··· Provided data ···
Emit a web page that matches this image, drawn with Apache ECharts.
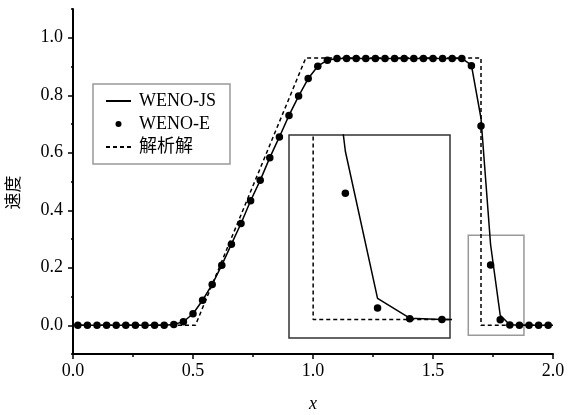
<!DOCTYPE html>
<html>
<head>
<meta charset="utf-8">
<script src="https://cdn.jsdelivr.net/npm/echarts@6/dist/echarts.min.js"></script>
<style>
  html, body { margin: 0; padding: 0; background: #fff; }
  #chart { width: 568px; height: 415px; }
</style>
</head>
<body>
<div id="chart"></div>
<script>
// cell centres
var xCells = [0.02, 0.06, 0.10, 0.14, 0.18, 0.22, 0.26, 0.30, 0.34, 0.38,
  0.42, 0.46, 0.50, 0.54, 0.58, 0.62, 0.66, 0.70, 0.74, 0.78,
  0.82, 0.86, 0.90, 0.94, 0.98, 1.02, 1.06, 1.10, 1.14, 1.18,
  1.22, 1.26, 1.30, 1.34, 1.38, 1.42, 1.46, 1.50, 1.54, 1.58,
  1.62, 1.66, 1.70, 1.74, 1.78, 1.82, 1.86, 1.90, 1.94, 1.98];
var wenoJS = [0, 0, 0, 0, 0, 0, 0, 0, 0, 0,
  0.003, 0.012, 0.040, 0.087, 0.142, 0.209, 0.282, 0.354, 0.433, 0.504,
  0.583, 0.655, 0.730, 0.797, 0.858, 0.901, 0.922, 0.928, 0.928, 0.928,
  0.928, 0.928, 0.928, 0.928, 0.928, 0.928, 0.928, 0.928, 0.928, 0.928,
  0.928, 0.905, 0.720, 0.280, 0.035, 0.002, 0, 0, 0, 0];
var wenoE = [0, 0, 0, 0, 0, 0, 0, 0, 0, 0,
  0.003, 0.012, 0.040, 0.087, 0.142, 0.209, 0.282, 0.354, 0.433, 0.504,
  0.583, 0.655, 0.730, 0.797, 0.858, 0.901, 0.922, 0.928, 0.928, 0.928,
  0.928, 0.928, 0.928, 0.928, 0.928, 0.928, 0.928, 0.928, 0.928, 0.928,
  0.928, 0.903, 0.693, 0.210, 0.019, 0.001, 0, 0, 0, 0];
var exactX = [0, 0.51, 0.97, 1.70, 1.70, 2.0];
var exactY = [0, 0, 0.93, 0.93, 0, 0];
var yMajor = [0, 0.2, 0.4, 0.6, 0.8, 1.0];

var serif = '"Liberation Serif", "Noto Sans CJK SC", serif';
function pairs(xs, ys) {
  return xs.map(function (x, i) { return [x, ys[i]]; });
}

var chart = echarts.init(document.getElementById('chart'));
var jsLine = { type: 'solid', color: '#000', width: 1.5 };
var exLine = { type: [4, 3], color: '#000', width: 1.5 };
var dot = { color: '#000', opacity: 1 };

chart.setOption({
  animation: false,
  backgroundColor: '#fff',
  textStyle: { fontFamily: serif },
  grid: [
    { left: 73, top: 9, width: 480, height: 345, show: false, outerBoundsMode: 'none' },
    { left: 289, top: 135, width: 161, height: 203, show: true, outerBoundsMode: 'none',
      backgroundColor: '#fff', borderColor: '#333', borderWidth: 1.5, z: 3 }
  ],
  legend: {
    left: 93, top: 84,
    orient: 'vertical',
    data: [
      { name: 'WENO-JS', itemStyle: { opacity: 0 } },
      { name: 'WENO-E', itemStyle: { color: '#000', opacity: 1 } },
      { name: '解析解', itemStyle: { opacity: 0 } }
    ],
    itemWidth: 25, itemHeight: 6, itemGap: 5,
    padding: [8, 14, 8, 12],
    borderColor: '#999', borderWidth: 1.5,
    backgroundColor: '#fff',
    textStyle: { fontFamily: serif, fontSize: 18, color: '#000', lineHeight: 18, padding: [0, 0, 0, 3] }
  },
  xAxis: [
    {
      type: 'value', gridIndex: 0, min: 0, max: 2, interval: 0.5,
      name: 'x', nameLocation: 'middle', nameGap: 41,
      nameTextStyle: { fontFamily: serif, fontSize: 18, fontStyle: 'italic', color: '#000' },
      axisLine: { show: true, onZero: false, lineStyle: { color: '#000', width: 2 } },
      axisTick: { show: true, length: 5, lineStyle: { color: '#000', width: 1.5 } },
      minorTick: { show: true, splitNumber: 2, length: 3, lineStyle: { color: '#000', width: 1.5 } },
      axisLabel: { fontSize: 18, color: '#000', margin: 8, fontFamily: serif,
        formatter: function (v) { return v.toFixed(1); } },
      splitLine: { show: false }
    },
    {
      type: 'value', gridIndex: 1, min: 1.67, max: 1.87, show: false
    }
  ],
  yAxis: [
    {
      type: 'value', gridIndex: 0, position: 'left', min: -0.1, max: 1.1, interval: 0.1,
      name: '速度', nameLocation: 'middle', nameGap: 50, nameRotate: 90,
      nameTextStyle: { fontFamily: serif, fontSize: 17, color: '#000', padding: [0, 22, 0, 0] },
      axisLine: { show: true, onZero: false, lineStyle: { color: '#000', width: 2 } },
      axisTick: { show: true, length: 2, lineStyle: { color: '#000', width: 1.5 } },
      axisLabel: { fontSize: 18, color: '#000', margin: 10, fontFamily: serif,
        customValues: yMajor,
        formatter: function (v) { return v.toFixed(1); } },
      splitLine: { show: false }
    },
    {
      type: 'value', gridIndex: 0, position: 'left', offset: 0, min: -0.1, max: 1.1,
      axisLine: { show: false },
      axisTick: { show: true, length: 5, customValues: yMajor, lineStyle: { color: '#000', width: 1.5 } },
      axisLabel: { show: false },
      splitLine: { show: false }
    },
    {
      type: 'value', gridIndex: 1, min: -0.031, max: 0.307, show: false
    }
  ],
  series: [
    {
      name: '解析解', type: 'line', xAxisIndex: 0, yAxisIndex: 0,
      data: pairs(exactX, exactY), symbol: 'none', lineStyle: exLine, itemStyle: dot, z: 2,
      markArea: {
        silent: true,
        itemStyle: { color: 'rgba(0,0,0,0)', borderColor: '#999', borderWidth: 1.5 },
        data: [[{ coord: [1.647, 0.313] }, { coord: [1.879, -0.035] }]]
      }
    },
    {
      name: 'WENO-JS', type: 'line', xAxisIndex: 0, yAxisIndex: 0,
      data: pairs(xCells, wenoJS), symbol: 'none', lineStyle: jsLine, itemStyle: dot, z: 3
    },
    {
      name: 'WENO-E', type: 'scatter', xAxisIndex: 0, yAxisIndex: 0,
      data: pairs(xCells, wenoE), symbol: 'circle', symbolSize: 7.5,
      itemStyle: dot, z: 4
    },
    // zoomed inset
    {
      name: '解析解', type: 'line', xAxisIndex: 1, yAxisIndex: 2, clip: true,
      data: pairs(exactX, exactY), symbol: 'none', lineStyle: exLine, itemStyle: dot, z: 5
    },
    {
      name: 'WENO-JS', type: 'line', xAxisIndex: 1, yAxisIndex: 2, clip: true,
      data: pairs(xCells, wenoJS), symbol: 'none', lineStyle: jsLine, itemStyle: dot, z: 6
    },
    {
      name: 'WENO-E', type: 'scatter', xAxisIndex: 1, yAxisIndex: 2, clip: true,
      data: pairs(xCells, wenoE), symbol: 'circle', symbolSize: 7.5,
      itemStyle: dot, z: 7
    }
  ]
});
</script>
</body>
</html>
···
* [Aim of the exercise]:
Exclude the pictures. Write out the remaining data exactly.

* [Exercise solution]:
Emit a web page that matches this image, drawn with Apache ECharts.
<!DOCTYPE html>
<html>
<head>
<meta charset="utf-8">
<script src="https://cdn.jsdelivr.net/npm/echarts@6/dist/echarts.min.js"></script>
<style>
  html, body { margin: 0; padding: 0; background: #fff; }
  #chart { width: 568px; height: 415px; }
</style>
</head>
<body>
<div id="chart"></div>
<script>
// cell centres
var xCells = [0.02, 0.06, 0.10, 0.14, 0.18, 0.22, 0.26, 0.30, 0.34, 0.38,
  0.42, 0.46, 0.50, 0.54, 0.58, 0.62, 0.66, 0.70, 0.74, 0.78,
  0.82, 0.86, 0.90, 0.94, 0.98, 1.02, 1.06, 1.10, 1.14, 1.18,
  1.22, 1.26, 1.30, 1.34, 1.38, 1.42, 1.46, 1.50, 1.54, 1.58,
  1.62, 1.66, 1.70, 1.74, 1.78, 1.82, 1.86, 1.90, 1.94, 1.98];
var wenoJS = [0, 0, 0, 0, 0, 0, 0, 0, 0, 0,
  0.003, 0.012, 0.040, 0.087, 0.142, 0.209, 0.282, 0.354, 0.433, 0.504,
  0.583, 0.655, 0.730, 0.797, 0.858, 0.901, 0.922, 0.928, 0.928, 0.928,
  0.928, 0.928, 0.928, 0.928, 0.928, 0.928, 0.928, 0.928, 0.928, 0.928,
  0.928, 0.905, 0.720, 0.280, 0.035, 0.002, 0, 0, 0, 0];
var wenoE = [0, 0, 0, 0, 0, 0, 0, 0, 0, 0,
  0.003, 0.012, 0.040, 0.087, 0.142, 0.209, 0.282, 0.354, 0.433, 0.504,
  0.583, 0.655, 0.730, 0.797, 0.858, 0.901, 0.922, 0.928, 0.928, 0.928,
  0.928, 0.928, 0.928, 0.928, 0.928, 0.928, 0.928, 0.928, 0.928, 0.928,
  0.928, 0.903, 0.693, 0.210, 0.019, 0.001, 0, 0, 0, 0];
var exactX = [0, 0.51, 0.97, 1.70, 1.70, 2.0];
var exactY = [0, 0, 0.93, 0.93, 0, 0];
var yMajor = [0, 0.2, 0.4, 0.6, 0.8, 1.0];

var serif = '"Liberation Serif", "Noto Sans CJK SC", serif';
function pairs(xs, ys) {
  return xs.map(function (x, i) { return [x, ys[i]]; });
}

var chart = echarts.init(document.getElementById('chart'));
var jsLine = { type: 'solid', color: '#000', width: 1.5 };
var exLine = { type: [4, 3], color: '#000', width: 1.5 };
var dot = { color: '#000', opacity: 1 };

chart.setOption({
  animation: false,
  backgroundColor: '#fff',
  textStyle: { fontFamily: serif },
  grid: [
    { left: 73, top: 9, width: 480, height: 345, show: false, outerBoundsMode: 'none' },
    { left: 289, top: 135, width: 161, height: 203, show: true, outerBoundsMode: 'none',
      backgroundColor: '#fff', borderColor: '#333', borderWidth: 1.5, z: 3 }
  ],
  legend: {
    left: 93, top: 84,
    orient: 'vertical',
    data: [
      { name: 'WENO-JS', itemStyle: { opacity: 0 } },
      { name: 'WENO-E', itemStyle: { color: '#000', opacity: 1 } },
      { name: '解析解', itemStyle: { opacity: 0 } }
    ],
    itemWidth: 25, itemHeight: 6, itemGap: 5,
    padding: [8, 14, 8, 12],
    borderColor: '#999', borderWidth: 1.5,
    backgroundColor: '#fff',
    textStyle: { fontFamily: serif, fontSize: 18, color: '#000', lineHeight: 18, padding: [0, 0, 0, 3] }
  },
  xAxis: [
    {
      type: 'value', gridIndex: 0, min: 0, max: 2, interval: 0.5,
      name: 'x', nameLocation: 'middle', nameGap: 41,
      nameTextStyle: { fontFamily: serif, fontSize: 18, fontStyle: 'italic', color: '#000' },
      axisLine: { show: true, onZero: false, lineStyle: { color: '#000', width: 2 } },
      axisTick: { show: true, length: 5, lineStyle: { color: '#000', width: 1.5 } },
      minorTick: { show: true, splitNumber: 2, length: 3, lineStyle: { color: '#000', width: 1.5 } },
      axisLabel: { fontSize: 18, color: '#000', margin: 8, fontFamily: serif,
        formatter: function (v) { return v.toFixed(1); } },
      splitLine: { show: false }
    },
    {
      type: 'value', gridIndex: 1, min: 1.67, max: 1.87, show: false
    }
  ],
  yAxis: [
    {
      type: 'value', gridIndex: 0, position: 'left', min: -0.1, max: 1.1, interval: 0.1,
      name: '速度', nameLocation: 'middle', nameGap: 50, nameRotate: 90,
      nameTextStyle: { fontFamily: serif, fontSize: 17, color: '#000', padding: [0, 22, 0, 0] },
      axisLine: { show: true, onZero: false, lineStyle: { color: '#000', width: 2 } },
      axisTick: { show: true, length: 2, lineStyle: { color: '#000', width: 1.5 } },
      axisLabel: { fontSize: 18, color: '#000', margin: 10, fontFamily: serif,
        customValues: yMajor,
        formatter: function (v) { return v.toFixed(1); } },
      splitLine: { show: false }
    },
    {
      type: 'value', gridIndex: 0, position: 'left', offset: 0, min: -0.1, max: 1.1,
      axisLine: { show: false },
      axisTick: { show: true, length: 5, customValues: yMajor, lineStyle: { color: '#000', width: 1.5 } },
      axisLabel: { show: false },
      splitLine: { show: false }
    },
    {
      type: 'value', gridIndex: 1, min: -0.031, max: 0.307, show: false
    }
  ],
  series: [
    {
      name: '解析解', type: 'line', xAxisIndex: 0, yAxisIndex: 0,
      data: pairs(exactX, exactY), symbol: 'none', lineStyle: exLine, itemStyle: dot, z: 2,
      markArea: {
        silent: true,
        itemStyle: { color: 'rgba(0,0,0,0)', borderColor: '#999', borderWidth: 1.5 },
        data: [[{ coord: [1.647, 0.313] }, { coord: [1.879, -0.035] }]]
      }
    },
    {
      name: 'WENO-JS', type: 'line', xAxisIndex: 0, yAxisIndex: 0,
      data: pairs(xCells, wenoJS), symbol: 'none', lineStyle: jsLine, itemStyle: dot, z: 3
    },
    {
      name: 'WENO-E', type: 'scatter', xAxisIndex: 0, yAxisIndex: 0,
      data: pairs(xCells, wenoE), symbol: 'circle', symbolSize: 7.5,
      itemStyle: dot, z: 4
    },
    // zoomed inset
    {
      name: '解析解', type: 'line', xAxisIndex: 1, yAxisIndex: 2, clip: true,
      data: pairs(exactX, exactY), symbol: 'none', lineStyle: exLine, itemStyle: dot, z: 5
    },
    {
      name: 'WENO-JS', type: 'line', xAxisIndex: 1, yAxisIndex: 2, clip: true,
      data: pairs(xCells, wenoJS), symbol: 'none', lineStyle: jsLine, itemStyle: dot, z: 6
    },
    {
      name: 'WENO-E', type: 'scatter', xAxisIndex: 1, yAxisIndex: 2, clip: true,
      data: pairs(xCells, wenoE), symbol: 'circle', symbolSize: 7.5,
      itemStyle: dot, z: 7
    }
  ]
});
</script>
</body>
</html>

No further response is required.